Na verdade, a universalidade já estava presente na atuação de Jesus. Seus seguidores aprenderam essa perspectiva do ser humano com Ele. Por exemplo, Jesus dialoga longamente com uma samaritana, algo evitado por judeus, e prega para samaritanos:
“Aquela samaritana lhe disse: ‘Sendo tu judeu, como pedes de beber a mim, que sou samaritana!…’ (Pois os judeus não se comunicavam com os samaritanos.)… Muitos foram os samaritanos daquela cidade que creram nele por causa da palavra da mulher…Ainda muitos outros creram nele por causa das suas palavras”. (São João 4, 9-42)

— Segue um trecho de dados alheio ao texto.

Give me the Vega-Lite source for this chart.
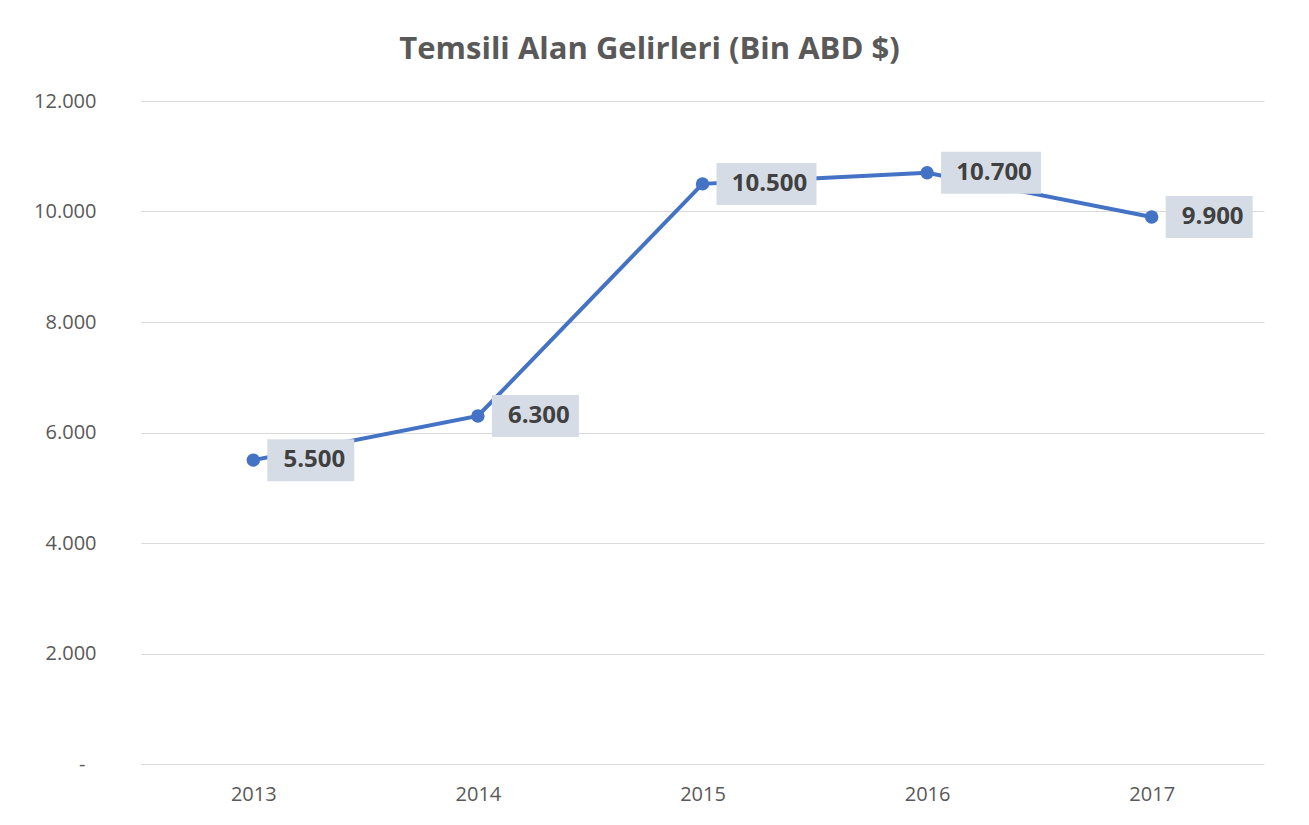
{
  "$schema": "https://vega.github.io/schema/vega-lite/v6.json",
  "width": 1123,
  "height": 663,
  "autosize": "none",
  "padding": {"left": 141, "top": 101, "right": 45, "bottom": 61},
  "background": "white",
  "config": {
    "locale": {"number": {"decimal": ",", "thousands": ".", "grouping": [3], "currency": ["", "$"]}},
    "view": {"stroke": null},
    "font": "Open Sans"
  },
  "title": {
    "text": "Temsili Alan Gelirleri (Bin ABD $)",
    "fontSize": 31,
    "fontWeight": "bold",
    "color": "#595959",
    "font": "Open Sans",
    "dx": -53,
    "offset": 25
  },
  "data": {
    "values": [
      {"year": "2013", "value": 5500},
      {"year": "2014", "value": 6300},
      {"year": "2015", "value": 10500},
      {"year": "2016", "value": 10700},
      {"year": "2017", "value": 9900}
    ]
  },
  "encoding": {
    "x": {
      "field": "year",
      "type": "ordinal",
      "scale": {"type": "point", "padding": 0.5},
      "axis": {
        "title": null,
        "labelAngle": 0,
        "domain": false,
        "ticks": false,
        "grid": false,
        "labelPadding": 20,
        "labelFontSize": 20,
        "labelColor": "#595959",
        "labelFont": "Open Sans"
      }
    },
    "y": {
      "field": "value",
      "type": "quantitative",
      "scale": {"domain": [0, 12000]},
      "axis": {
        "title": null,
        "values": [0, 2000, 4000, 6000, 8000, 10000, 12000],
        "format": ",.0f",
        "labelExpr": "datum.value == 0 ? '-' : datum.label",
        "grid": true,
        "gridColor": "#d9d9d9",
        "gridWidth": 1,
        "domain": false,
        "ticks": false,
        "labelPadding": {"condition": {"test": "datum.value == 0", "value": 56}, "value": 45},
        "labelFontSize": 20,
        "labelColor": "#595959",
        "labelFont": "Open Sans"
      }
    }
  },
  "layer": [
    {"mark": {"type": "line", "color": "#4472c4", "strokeWidth": 4}},
    {"mark": {"type": "point", "filled": true, "size": 180, "color": "#4472c4", "opacity": 1}},
    {
      "transform": [{"filter": "datum.value < 10000"}],
      "mark": {"type": "rect", "color": "#d6dce5", "xOffset": 14, "x2Offset": 101, "yOffset": -21, "y2Offset": 21},
      "encoding": {"x2": {"field": "year"}, "y2": {"field": "value"}}
    },
    {
      "transform": [{"filter": "datum.value >= 10000"}],
      "mark": {"type": "rect", "color": "#d6dce5", "xOffset": 14, "x2Offset": 114, "yOffset": -21, "y2Offset": 21},
      "encoding": {"x2": {"field": "year"}, "y2": {"field": "value"}}
    },
    {
      "transform": [{"filter": "datum.value < 10000"}],
      "mark": {"type": "text", "dx": 61, "fontSize": 24, "fontWeight": "bold", "color": "#404040", "align": "center", "baseline": "middle", "font": "Open Sans"},
      "encoding": {"text": {"field": "value", "type": "quantitative", "format": ",.0f"}}
    },
    {
      "transform": [{"filter": "datum.value >= 10000"}],
      "mark": {"type": "text", "dx": 67, "fontSize": 24, "fontWeight": "bold", "color": "#404040", "align": "center", "baseline": "middle", "font": "Open Sans"},
      "encoding": {"text": {"field": "value", "type": "quantitative", "format": ",.0f"}}
    }
  ]
}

Cura o servo de um centurião romano, elogiando sua fé:
“Um centurião veio a ele e lhe fez esta súplica: ‘Senhor, meu servo está em casa, de cama, paralítico, e sofre muito’. Disse-lhe Jesus: ‘Eu irei e o curarei’. Respondeu o centurião: ‘Senhor, eu não sou digno de que entreis em minha casa. Dizei uma só palavra e meu servo será curado.’…Ouvindo isto, cheio de admiração, disse Jesus aos presentes: ‘Em verdade vos digo: não encontrei semelhante fé em ninguém de Israel.’” (São Mateus 8, 5-12).
Cita profetas enviados aos gentios:
“Em verdade vos digo: muitas viúvas havia em Israel, no tempo de Elias, quando se fechou o céu por três anos e meio e houve grande fome por toda a terra; mas a nenhuma delas foi mandado Elias, senão a uma viúva em Sarepta, na Sidônia. Igualmente havia muitos leprosos em Israel, no tempo do profeta Eliseu; mas nenhum deles foi limpo, senão o sírio Naamã”. (São Lucas 4, 25-27)
Assim, Sua mensagem e Sua atuação ultrapassaram fronteiras étnicas e religiosas desde o início.
“Historicamente, houve uma quantidade muito grande de candidatos a messias… a ideia de que alguém viria libertar esse povo das agruras do domínio romano…”
De fato, a história registra movimentos messiânicos na Judeia tanto antes como depois de Cristo. Entretanto, todos terminavam com a morte do suposto Messias, como ocorreu com Simão Bar Giora, revolucionário judeu executado em Roma no ano 70 d.C. Invariavelmente, após a morte do líder, seus seguidores retornavam às suas atividades habituais ou passavam a seguir outro candidato.
Como em outros casos, a morte de Jesus pelos romanos era vista como uma prova definitiva de que Ele não era o Messias (Cristo, em grego) prometido pelas Escrituras para a salvação de Israel. Entretanto, para os judeus da época, havia ainda um agravante significativo: a forma como Ele foi morto. No capítulo 21 do livro do Deuteronômio, lemos:
“Quando um homem tiver cometido um crime que mereça a pena de morte, e for executado e pendurado num madeiro, o seu cadáver não poderá permanecer ali durante a noite. Tu o enterrarás no mesmo dia, pois aquele que for pendurado é maldito de Deus. Assim, não contaminarás a terra que o Senhor, teu Deus, te dá por herança.”
Sabemos que essa passagem era levada a sério, pois foram encontrados túmulos de criminosos judeus crucificados, quando se esperava que fossem lançados em valas comuns. O motivo de realizarem enterros adequados mesmo para facínoras crucificados — aqueles pendurados no madeiro — estava na crença de que seus corpos, por serem considerados amaldiçoados por Deus, poderiam contaminar a terra de Israel, representando um risco existencial para a nação.
Dessa forma, a morte de Jesus por crucificação não apenas provava cabalmente para seus discípulos que Ele não era o Cristo, como, principalmente, que havia sido amaldiçoado por Deus. Nisso, reside a dificuldade de explicar o fato histórico de o cristianismo – um movimento messiânico – ter surgido pouco após a crucificação e enterro do suposto messias e continuado a se espalhar indefinidamente por todo o mundo.
“Para Nogueira, ‘é uma questão difícil’ explicar porque Jesus sobreviveu aos séculos e seus contemporâneos de outras dissidências, não.”
Não é meramente difícil. De fato, é uma questão inexplicável se não aceitar o fato histórico da ressurreição de Cristo, a prova de que Jesus é Deus.
*Marcelo Pessoa é bacharel em Relações Internacionais (UnB) e doutor em Economia (EPGE-FGV).